Forward-looking: Scientists from Copenhagen were able to transfer twice the size of everyday's Internet traffic through a single fiber optic cable, an unprecedented feat that could bring silicon photonics one step closer to reality with massive improvements for everyone.

Scientists at the Technical University of Denmark (DTU) have scored a new record in silicon photonics research, achieving a never-before-seen data transfer of 1.84 petabits per second. Even better, the researchers used a single "computer chip" as light source and a single fiber-optic cable as a transmission channel.

The research, authored by Asbjørn Arvad Jørgensen and his colleagues, is aptly named "Petabit-per-second data transmission using a chip-scale microcomb ring resonator source." The scientists used a single photonic chip (or "chip-scale light source") connected to a 37-core fiber optic cable, demonstrating the aforementioned 1.84 petabit/s data transmission over a distance of 7.9 kilometers.

The European researchers were able to achieve this record transfer - which is equal to roughly twice the amount of data for Internet worldwide traffic in a single day - by splitting the data stream into 37 sections, one for each core of the fiber-optic cable; afterward, each one of these channels was split into 223 data chunks represented by different frequencies in the electromagnetic spectrum through a "frequency comb."

This way, the data was transmitted in different frequencies at the same time without interference. The final result, as Jørgensen explains, was the ability to send an amount of data so large that no computer technology existing today can supply or receive. Instead, the scientist passed "dummy data" through all the channels and then they tested the output one channel per time to confirm the data was actually sent and it could be recovered in its original form.

According to Jørgensen, the entire system designed for their experiment needs a single laser firing continuously, a frequency splitter and separate devices to encode data into the output streams; all of this could be integrated into a single chip, the researcher assured, bringing the promises of silicon photonics one step closer to reality.

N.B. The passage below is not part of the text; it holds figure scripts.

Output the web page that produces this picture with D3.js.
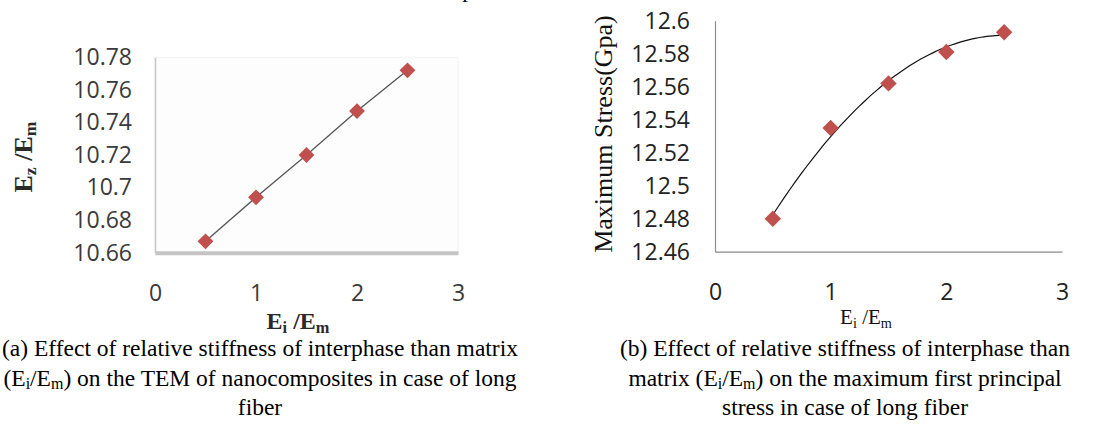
<!DOCTYPE html>
<html>
<head>
<meta charset="utf-8">
<script src="https://cdn.jsdelivr.net/npm/d3@7"></script>
<style>
  body { margin: 0; background: #fff; }
  svg { display: block; }
  .tick text { font-family: "Open Sans", sans-serif; font-size: 23px; }
</style>
</head>
<body>
<div id="chart"></div>
<script>
// data
var ratio = [0.5, 1, 1.5, 2, 2.5];                         // Ei/Em
var modulus = [10.667, 10.694, 10.720, 10.747, 10.772];    // left panel, Ez/Em
var stress = [12.480, 12.535, 12.562, 12.581, 12.593];     // right panel, Gpa
var xTicks = [0, 1, 2, 3];
var leftTicks = [10.66, 10.68, 10.70, 10.72, 10.74, 10.76, 10.78];
var leftTickLabels = ["10.66", "10.68", "10.7", "10.72", "10.74", "10.76", "10.78"];
var rightTicks = [12.46, 12.48, 12.50, 12.52, 12.54, 12.56, 12.58, 12.60];
var rightTickLabels = ["12.46", "12.48", "12.5", "12.52", "12.54", "12.56", "12.58", "12.6"];
var captionA = ["(a) Effect of relative stiffness of interphase than matrix",
  "(E|i|/E|m|) on the TEM of nanocomposites in case of long", "fiber"];
var captionB = ["(b) Effect of relative stiffness of interphase than",
  "matrix (E|i|/E|m|) on the maximum first principal", "stress in case of long fiber"];

var width = 1112, height = 431;
var markerColor = "#c0504d";
var serif = "'Liberation Serif', 'Times New Roman', serif";

var svg = d3.select("#chart").append("svg")
  .attr("width", width)
  .attr("height", height);

// write text where pieces between | | are subscripts
function richText(sel, str) {
  var parts = str.split("|");
  parts.forEach(function(p, i) {
    if (!p) return;
    var sub = i % 2 === 1;
    sel.append("tspan")
      .attr("font-size", sub ? "0.68em" : null)
      .attr("dy", sub ? "0.25em" : (i > 0 ? "-0.17em" : null))
      .text(p);
  });
}

// quadratic least-squares trendline (like the spreadsheet's poly trendline)
function polyFit2(xs, ys) {
  var n = xs.length, sx = 0, sx2 = 0, sx3 = 0, sx4 = 0, sy = 0, sxy = 0, sx2y = 0;
  xs.forEach(function(x, i) {
    var y = ys[i];
    sx += x; sx2 += x * x; sx3 += x * x * x; sx4 += x * x * x * x;
    sy += y; sxy += x * y; sx2y += x * x * y;
  });
  // solve 3x3 by Cramer
  var m = [[n, sx, sx2], [sx, sx2, sx3], [sx2, sx3, sx4]], r = [sy, sxy, sx2y];
  function det(a) {
    return a[0][0] * (a[1][1] * a[2][2] - a[1][2] * a[2][1])
      - a[0][1] * (a[1][0] * a[2][2] - a[1][2] * a[2][0])
      + a[0][2] * (a[1][0] * a[2][1] - a[1][1] * a[2][0]);
  }
  var D = det(m);
  var c = [0, 1, 2].map(function(k) {
    var mk = m.map(function(row, i) { return row.map(function(v, j) { return j === k ? r[i] : v; }); });
    return det(mk) / D;
  });
  return function(x) { return c[0] + c[1] * x + c[2] * x * x; };
}

// ---------------- left panel ----------------
var xL = d3.scaleLinear().domain([0, 3]).range([155, 458]);
var yL = d3.scaleLinear().domain([10.66, 10.78]).range([252.7, 57.3]);

var left = svg.append("g");

left.append("rect")
  .attr("x", xL(0)).attr("y", yL(10.78))
  .attr("width", xL(3) - xL(0)).attr("height", yL(10.66) - yL(10.78))
  .attr("fill", "#fdfdfd")
  .attr("stroke", "#f2f2f2");

var yAxisL = left.append("g")
  .attr("transform", `translate(${xL(0)},0)`)
  .call(d3.axisLeft(yL).tickValues(leftTicks).tickSize(0).tickSizeOuter(0).tickPadding(23)
    .tickFormat(function(d, i) { return leftTickLabels[i]; }));
yAxisL.select(".domain").attr("stroke", "#c8c8c8").attr("stroke-width", 1.5);
yAxisL.selectAll("text").attr("fill", "#3a3a3a");

var xAxisL = left.append("g")
  .attr("transform", `translate(0,${yL(10.66)})`)
  .call(d3.axisBottom(xL).tickValues(xTicks).tickFormat(d3.format("d"))
    .tickSize(0).tickSizeOuter(0).tickPadding(32));
xAxisL.select(".domain").attr("stroke", "#c4c4c4").attr("stroke-width", 4);
xAxisL.selectAll("text").attr("fill", "#3a3a3a");

left.append("path")
  .datum(ratio)
  .attr("fill", "none")
  .attr("stroke", "#555")
  .attr("stroke-width", 1.3)
  .attr("d", d3.line().x(d => xL(d)).y((d, i) => yL(modulus[i])));

left.selectAll(".mk")
  .data(ratio)
  .enter()
  .append("path")
  .attr("d", d3.symbol(d3.symbolSquare, 125))
  .attr("transform", (d, i) => `translate(${xL(d)},${yL(modulus[i])}) rotate(45)`)
  .attr("fill", markerColor);

// axis titles, left
left.append("text")
  .attr("transform", "translate(32,157) rotate(-90)")
  .attr("text-anchor", "middle")
  .attr("font-family", serif)
  .attr("font-weight", "bold")
  .attr("font-size", 26)
  .attr("fill", "#2a2a2a")
  .call(richText, "E|z| /E|m|");

left.append("text")
  .attr("x", 298).attr("y", 329)
  .attr("text-anchor", "middle")
  .attr("font-family", serif)
  .attr("font-weight", "bold")
  .attr("font-size", 24)
  .attr("fill", "#2a2a2a")
  .call(richText, "E|i| /E|m|");

// ---------------- right panel ----------------
var xR = d3.scaleLinear().domain([0, 3]).range([715, 1062]);
var yR = d3.scaleLinear().domain([12.46, 12.6]).range([251.7, 20.7]);

var right = svg.append("g");

var yAxisR = right.append("g")
  .attr("transform", `translate(${xR(0)},0)`)
  .call(d3.axisLeft(yR).tickValues(rightTicks).tickSize(0).tickSizeOuter(0).tickPadding(25)
    .tickFormat(function(d, i) { return rightTickLabels[i]; }));
yAxisR.select(".domain").attr("stroke", "#8c8c8c").attr("stroke-width", 1.2);
yAxisR.selectAll("text").attr("fill", "#222");

var xAxisR = right.append("g")
  .attr("transform", `translate(0,${yR(12.46)})`)
  .call(d3.axisBottom(xR).tickValues(xTicks).tickFormat(d3.format("d"))
    .tickSize(0).tickSizeOuter(0).tickPadding(32));
xAxisR.select(".domain").attr("stroke", "#8c8c8c").attr("stroke-width", 1.2);
xAxisR.selectAll("text").attr("fill", "#222");

var trend = polyFit2(ratio, stress);
var xs = d3.range(ratio[0], ratio[ratio.length - 1] + 0.001, 0.05);
right.append("path")
  .datum(xs)
  .attr("fill", "none")
  .attr("stroke", "#111")
  .attr("stroke-width", 1.2)
  .attr("d", d3.line().x(d => xR(d)).y(d => yR(trend(d))).curve(d3.curveMonotoneX));

right.selectAll(".mk")
  .data(ratio)
  .enter()
  .append("path")
  .attr("d", d3.symbol(d3.symbolSquare, 135))
  .attr("transform", (d, i) => `translate(${xR(d)},${yR(stress[i])}) rotate(45)`)
  .attr("fill", markerColor);

right.append("text")
  .attr("transform", "translate(612,134) rotate(-90)")
  .attr("text-anchor", "middle")
  .attr("font-family", serif)
  .attr("font-size", 26)
  .attr("fill", "#111")
  .text("Maximum Stress(Gpa)");

right.append("text")
  .attr("x", 866).attr("y", 324)
  .attr("text-anchor", "middle")
  .attr("font-family", serif)
  .attr("font-size", 21)
  .attr("fill", "#111")
  .call(richText, "E|i| /E|m|");

// cut-off text fragment at the very top, as in the source figure
svg.append("text")
  .attr("x", 468).attr("y", -3)
  .attr("text-anchor", "middle")
  .attr("font-family", serif)
  .attr("font-size", 23)
  .text("p");

// ---------------- captions ----------------
function caption(lines, cx) {
  lines.forEach(function(line, i) {
    svg.append("text")
      .attr("x", cx)
      .attr("y", 356 + i * 29.5)
      .attr("text-anchor", "middle")
      .attr("font-family", serif)
      .attr("font-size", 23.5)
      .attr("fill", "#000")
      .call(richText, line);
  });
}
caption(captionA, 260);
caption(captionB, 845);
</script>
</body>
</html>
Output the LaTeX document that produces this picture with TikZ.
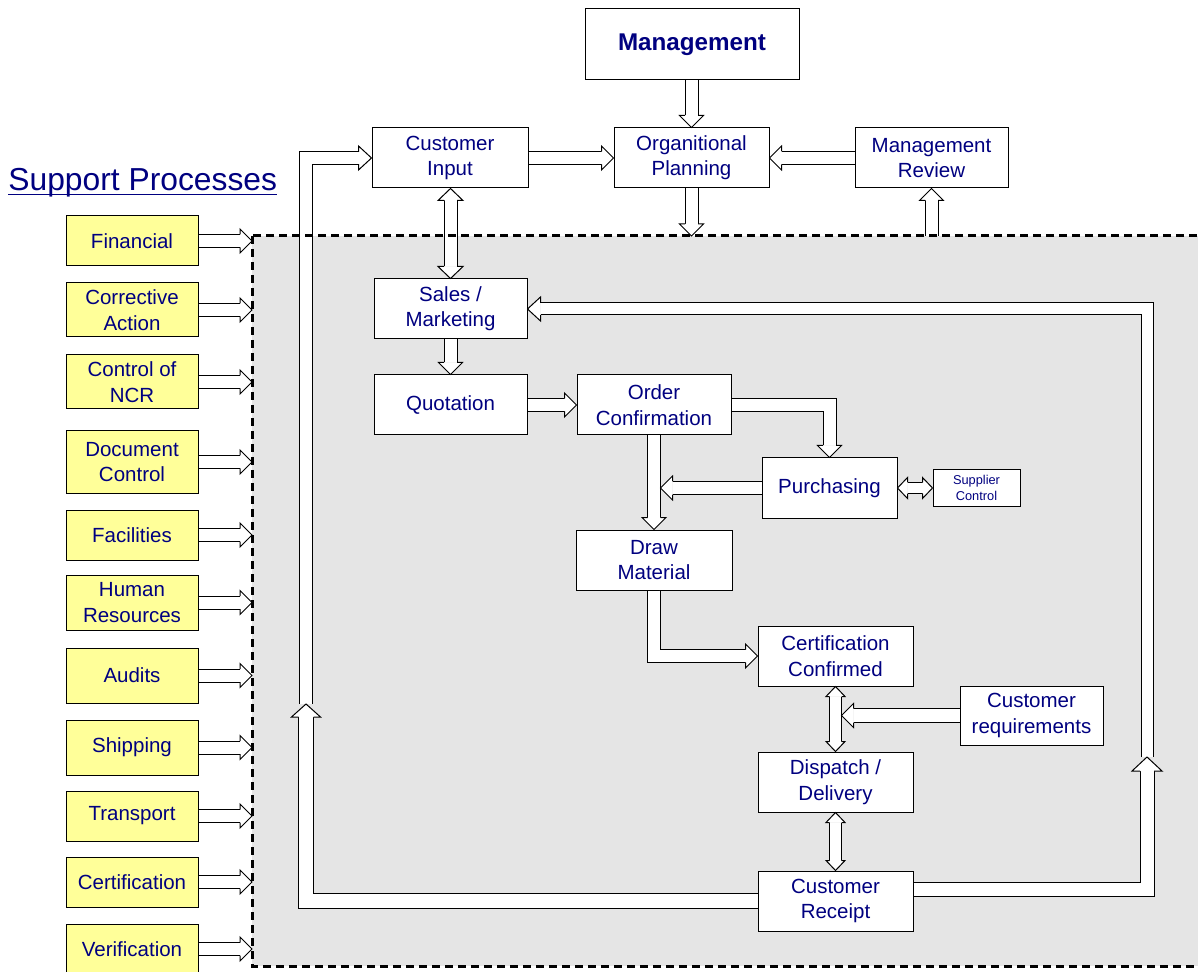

As explained in the Nature-published research, "optical fiber communication is the backbone of the internet," but essential core technologies are approaching their limits in size, speed, and energy efficiency. New technology breakthroughs capable of offering further scaling in data transmission capacity are needed, and the work from the Copenhagen-based scientists shows that "a single optical frequency-comb source based on a silicon nitride ring resonator" can theoretically bring Internet technology into the petabit-per-second realm - and into the future.